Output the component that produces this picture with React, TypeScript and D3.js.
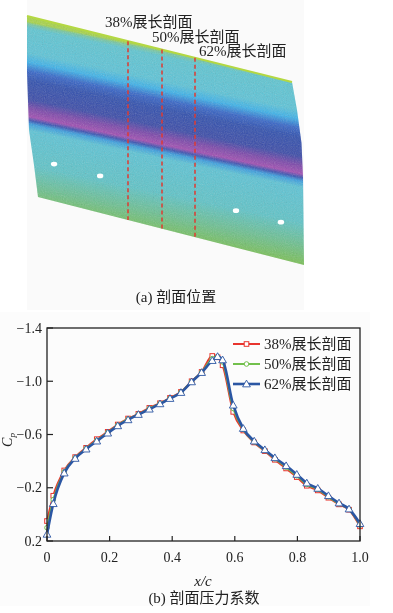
* * *
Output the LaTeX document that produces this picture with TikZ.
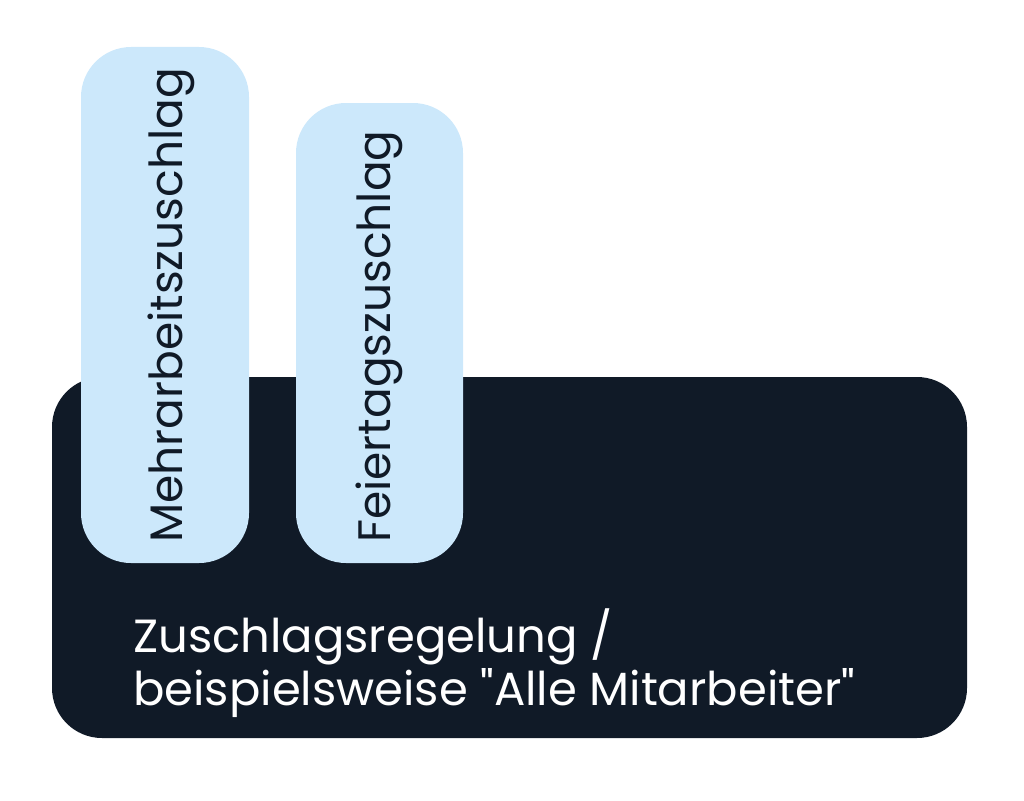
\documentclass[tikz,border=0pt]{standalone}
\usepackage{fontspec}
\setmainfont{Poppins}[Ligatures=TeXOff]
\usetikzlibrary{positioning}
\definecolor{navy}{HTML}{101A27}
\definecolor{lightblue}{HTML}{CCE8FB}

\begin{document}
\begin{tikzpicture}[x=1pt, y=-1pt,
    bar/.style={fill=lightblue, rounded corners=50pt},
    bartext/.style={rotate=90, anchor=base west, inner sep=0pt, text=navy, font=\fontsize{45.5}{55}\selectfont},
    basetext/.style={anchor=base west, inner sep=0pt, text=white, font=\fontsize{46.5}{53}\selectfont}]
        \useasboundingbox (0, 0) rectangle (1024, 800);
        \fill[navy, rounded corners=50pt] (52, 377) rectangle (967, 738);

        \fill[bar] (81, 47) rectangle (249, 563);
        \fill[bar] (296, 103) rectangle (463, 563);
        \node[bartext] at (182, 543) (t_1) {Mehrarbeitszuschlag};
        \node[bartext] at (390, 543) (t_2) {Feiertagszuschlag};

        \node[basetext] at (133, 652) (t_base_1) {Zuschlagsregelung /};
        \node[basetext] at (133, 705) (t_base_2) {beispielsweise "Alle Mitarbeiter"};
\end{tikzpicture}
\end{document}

**GIVEN TASK:** Write out word for word the lines above that run from the one with "Output the LaTeX" to the one with "rectangle (967, 738);". Include both end lines; exclude the images.

**ANSWER IN FULL:**
Output the LaTeX document that produces this picture with TikZ.
\documentclass[tikz,border=0pt]{standalone}
\usepackage{fontspec}
\setmainfont{Poppins}[Ligatures=TeXOff]
\usetikzlibrary{positioning}
\definecolor{navy}{HTML}{101A27}
\definecolor{lightblue}{HTML}{CCE8FB}

\begin{document}
\begin{tikzpicture}[x=1pt, y=-1pt,
    bar/.style={fill=lightblue, rounded corners=50pt},
    bartext/.style={rotate=90, anchor=base west, inner sep=0pt, text=navy, font=\fontsize{45.5}{55}\selectfont},
    basetext/.style={anchor=base west, inner sep=0pt, text=white, font=\fontsize{46.5}{53}\selectfont}]
        \useasboundingbox (0, 0) rectangle (1024, 800);
        \fill[navy, rounded corners=50pt] (52, 377) rectangle (967, 738);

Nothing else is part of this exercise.